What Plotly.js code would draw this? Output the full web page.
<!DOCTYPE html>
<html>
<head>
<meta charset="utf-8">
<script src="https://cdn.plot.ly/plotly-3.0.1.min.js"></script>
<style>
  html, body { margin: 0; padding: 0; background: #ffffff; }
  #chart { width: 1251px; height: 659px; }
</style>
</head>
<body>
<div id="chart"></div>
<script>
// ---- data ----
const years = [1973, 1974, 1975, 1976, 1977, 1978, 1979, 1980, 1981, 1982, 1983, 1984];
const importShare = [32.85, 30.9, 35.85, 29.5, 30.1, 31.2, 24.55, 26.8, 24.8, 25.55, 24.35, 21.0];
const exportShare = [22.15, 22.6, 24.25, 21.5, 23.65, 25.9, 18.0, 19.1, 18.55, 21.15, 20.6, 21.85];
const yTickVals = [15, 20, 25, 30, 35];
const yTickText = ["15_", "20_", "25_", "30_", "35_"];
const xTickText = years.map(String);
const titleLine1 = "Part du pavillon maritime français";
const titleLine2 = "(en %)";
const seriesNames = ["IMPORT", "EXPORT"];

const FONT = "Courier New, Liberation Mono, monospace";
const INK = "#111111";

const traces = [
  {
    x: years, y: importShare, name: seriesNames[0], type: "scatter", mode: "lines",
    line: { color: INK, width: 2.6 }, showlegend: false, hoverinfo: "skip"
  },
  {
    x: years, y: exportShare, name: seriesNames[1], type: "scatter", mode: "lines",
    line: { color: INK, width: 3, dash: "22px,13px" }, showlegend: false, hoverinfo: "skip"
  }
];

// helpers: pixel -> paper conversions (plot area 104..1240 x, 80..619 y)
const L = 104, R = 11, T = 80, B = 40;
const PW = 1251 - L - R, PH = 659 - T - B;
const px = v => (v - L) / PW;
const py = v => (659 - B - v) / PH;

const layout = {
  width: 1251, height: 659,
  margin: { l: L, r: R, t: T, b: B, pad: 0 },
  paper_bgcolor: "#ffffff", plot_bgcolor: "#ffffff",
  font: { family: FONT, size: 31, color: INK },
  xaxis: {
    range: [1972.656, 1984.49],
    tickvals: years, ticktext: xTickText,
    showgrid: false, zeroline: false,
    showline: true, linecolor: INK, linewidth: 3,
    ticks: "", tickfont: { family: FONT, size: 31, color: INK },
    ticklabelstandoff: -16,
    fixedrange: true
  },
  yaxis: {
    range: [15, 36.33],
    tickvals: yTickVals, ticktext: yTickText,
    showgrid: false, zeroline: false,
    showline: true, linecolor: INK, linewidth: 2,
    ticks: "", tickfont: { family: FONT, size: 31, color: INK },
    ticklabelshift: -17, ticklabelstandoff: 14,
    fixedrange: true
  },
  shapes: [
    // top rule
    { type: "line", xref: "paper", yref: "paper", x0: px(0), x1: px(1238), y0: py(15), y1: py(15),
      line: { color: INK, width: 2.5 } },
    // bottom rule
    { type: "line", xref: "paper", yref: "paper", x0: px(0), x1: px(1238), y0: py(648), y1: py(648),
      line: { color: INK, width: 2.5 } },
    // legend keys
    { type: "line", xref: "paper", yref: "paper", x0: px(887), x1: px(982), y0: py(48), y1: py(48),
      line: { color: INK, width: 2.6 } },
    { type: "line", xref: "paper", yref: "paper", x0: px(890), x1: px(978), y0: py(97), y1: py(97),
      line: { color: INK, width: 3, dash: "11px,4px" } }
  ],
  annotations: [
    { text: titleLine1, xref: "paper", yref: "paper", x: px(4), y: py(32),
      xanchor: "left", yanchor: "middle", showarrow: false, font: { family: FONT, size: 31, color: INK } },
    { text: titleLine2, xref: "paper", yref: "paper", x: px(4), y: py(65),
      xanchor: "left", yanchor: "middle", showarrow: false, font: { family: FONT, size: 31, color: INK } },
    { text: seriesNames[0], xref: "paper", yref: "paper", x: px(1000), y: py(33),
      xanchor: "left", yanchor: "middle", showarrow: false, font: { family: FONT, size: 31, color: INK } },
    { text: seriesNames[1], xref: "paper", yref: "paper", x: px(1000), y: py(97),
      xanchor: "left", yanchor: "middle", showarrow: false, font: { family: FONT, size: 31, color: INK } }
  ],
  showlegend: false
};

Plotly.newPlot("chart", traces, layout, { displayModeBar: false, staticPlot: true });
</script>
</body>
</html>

◇ ◇ ◇ ◇ ◇

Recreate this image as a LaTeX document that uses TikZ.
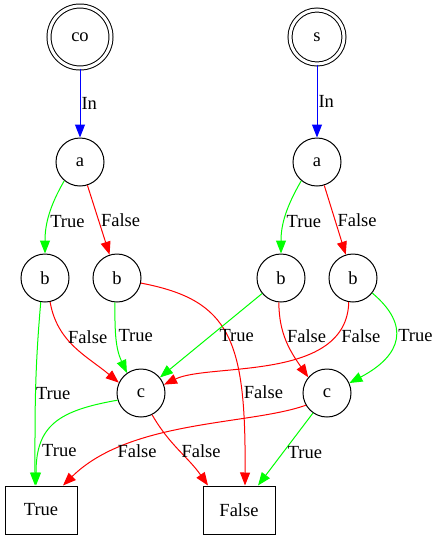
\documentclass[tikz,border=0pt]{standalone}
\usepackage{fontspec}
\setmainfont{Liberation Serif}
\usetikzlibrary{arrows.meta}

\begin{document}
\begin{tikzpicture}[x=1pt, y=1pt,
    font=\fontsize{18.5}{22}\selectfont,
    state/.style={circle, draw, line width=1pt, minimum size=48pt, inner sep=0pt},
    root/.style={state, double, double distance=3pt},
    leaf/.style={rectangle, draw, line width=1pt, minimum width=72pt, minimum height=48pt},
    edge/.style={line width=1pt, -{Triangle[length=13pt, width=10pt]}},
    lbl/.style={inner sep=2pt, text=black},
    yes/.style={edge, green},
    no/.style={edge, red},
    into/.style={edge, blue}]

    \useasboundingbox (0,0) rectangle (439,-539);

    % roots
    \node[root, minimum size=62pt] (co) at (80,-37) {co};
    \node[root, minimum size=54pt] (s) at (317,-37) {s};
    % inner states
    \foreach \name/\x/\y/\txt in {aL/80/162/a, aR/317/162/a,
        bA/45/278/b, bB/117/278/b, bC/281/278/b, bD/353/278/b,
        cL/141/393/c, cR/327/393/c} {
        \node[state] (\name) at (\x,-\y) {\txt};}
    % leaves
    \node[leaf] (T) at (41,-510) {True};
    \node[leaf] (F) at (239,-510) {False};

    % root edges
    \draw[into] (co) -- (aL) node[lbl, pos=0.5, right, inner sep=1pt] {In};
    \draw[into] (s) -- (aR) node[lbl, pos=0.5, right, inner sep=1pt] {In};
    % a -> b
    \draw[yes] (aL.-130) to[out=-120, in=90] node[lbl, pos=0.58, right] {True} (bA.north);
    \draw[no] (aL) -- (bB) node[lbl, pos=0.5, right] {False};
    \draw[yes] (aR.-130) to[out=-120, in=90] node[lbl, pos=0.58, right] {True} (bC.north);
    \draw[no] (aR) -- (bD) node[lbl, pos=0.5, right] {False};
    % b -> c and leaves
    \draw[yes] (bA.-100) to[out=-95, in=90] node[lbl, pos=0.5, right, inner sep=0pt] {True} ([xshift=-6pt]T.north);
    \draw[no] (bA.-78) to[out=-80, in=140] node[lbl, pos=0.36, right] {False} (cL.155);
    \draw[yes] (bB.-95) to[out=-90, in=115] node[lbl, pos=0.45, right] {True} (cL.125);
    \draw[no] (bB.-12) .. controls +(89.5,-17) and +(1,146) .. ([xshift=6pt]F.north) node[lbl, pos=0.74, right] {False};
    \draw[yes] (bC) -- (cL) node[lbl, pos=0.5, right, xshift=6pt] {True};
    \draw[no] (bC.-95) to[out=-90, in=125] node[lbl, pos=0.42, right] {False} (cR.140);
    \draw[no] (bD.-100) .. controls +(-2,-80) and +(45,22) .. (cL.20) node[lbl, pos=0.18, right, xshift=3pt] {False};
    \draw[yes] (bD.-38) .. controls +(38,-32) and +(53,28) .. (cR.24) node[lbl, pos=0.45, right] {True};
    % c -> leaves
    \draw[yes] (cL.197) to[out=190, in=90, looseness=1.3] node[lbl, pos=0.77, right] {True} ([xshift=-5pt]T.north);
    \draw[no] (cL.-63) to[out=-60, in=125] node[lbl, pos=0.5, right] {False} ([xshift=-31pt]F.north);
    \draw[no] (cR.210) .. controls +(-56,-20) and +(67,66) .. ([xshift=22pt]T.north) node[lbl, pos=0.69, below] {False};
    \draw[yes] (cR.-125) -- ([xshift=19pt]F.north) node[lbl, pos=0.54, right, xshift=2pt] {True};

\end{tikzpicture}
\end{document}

◇ ◇ ◇ ◇ ◇

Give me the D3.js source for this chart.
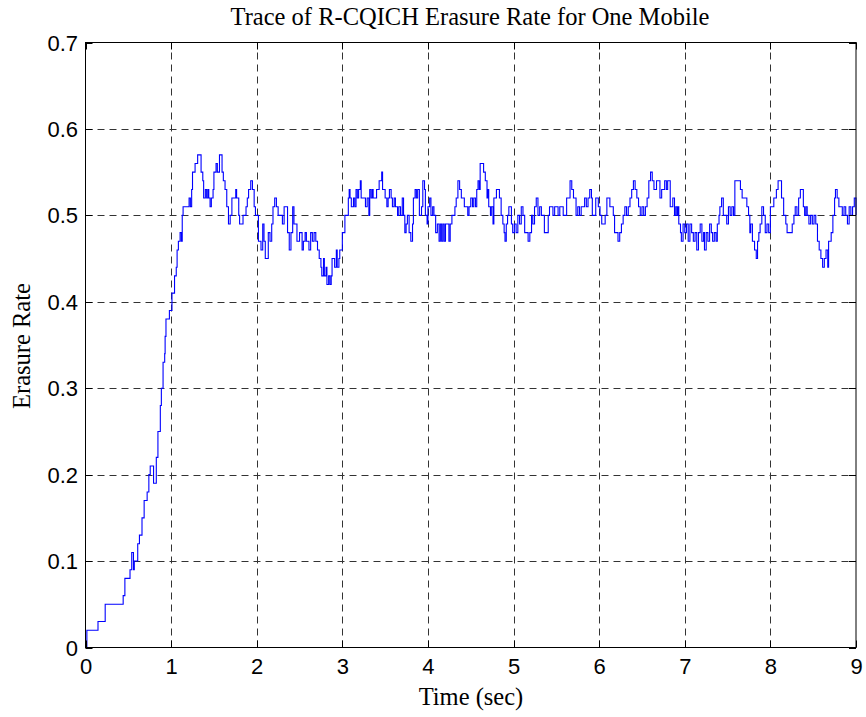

◇ ◇ ◇ ◇ ◇

=== Written exercise ===
Only the lines from the one containing "Recreate this image" down to the one containing "(F) at (239,-510)" should be copied, exactly and with both ends kept. Drop the pictures.

=== Solution for this exercise ===
Recreate this image as a LaTeX document that uses TikZ.
\documentclass[tikz,border=0pt]{standalone}
\usepackage{fontspec}
\setmainfont{Liberation Serif}
\usetikzlibrary{arrows.meta}

\begin{document}
\begin{tikzpicture}[x=1pt, y=1pt,
    font=\fontsize{18.5}{22}\selectfont,
    state/.style={circle, draw, line width=1pt, minimum size=48pt, inner sep=0pt},
    root/.style={state, double, double distance=3pt},
    leaf/.style={rectangle, draw, line width=1pt, minimum width=72pt, minimum height=48pt},
    edge/.style={line width=1pt, -{Triangle[length=13pt, width=10pt]}},
    lbl/.style={inner sep=2pt, text=black},
    yes/.style={edge, green},
    no/.style={edge, red},
    into/.style={edge, blue}]

    \useasboundingbox (0,0) rectangle (439,-539);

    % roots
    \node[root, minimum size=62pt] (co) at (80,-37) {co};
    \node[root, minimum size=54pt] (s) at (317,-37) {s};
    % inner states
    \foreach \name/\x/\y/\txt in {aL/80/162/a, aR/317/162/a,
        bA/45/278/b, bB/117/278/b, bC/281/278/b, bD/353/278/b,
        cL/141/393/c, cR/327/393/c} {
        \node[state] (\name) at (\x,-\y) {\txt};}
    % leaves
    \node[leaf] (T) at (41,-510) {True};
    \node[leaf] (F) at (239,-510) {False};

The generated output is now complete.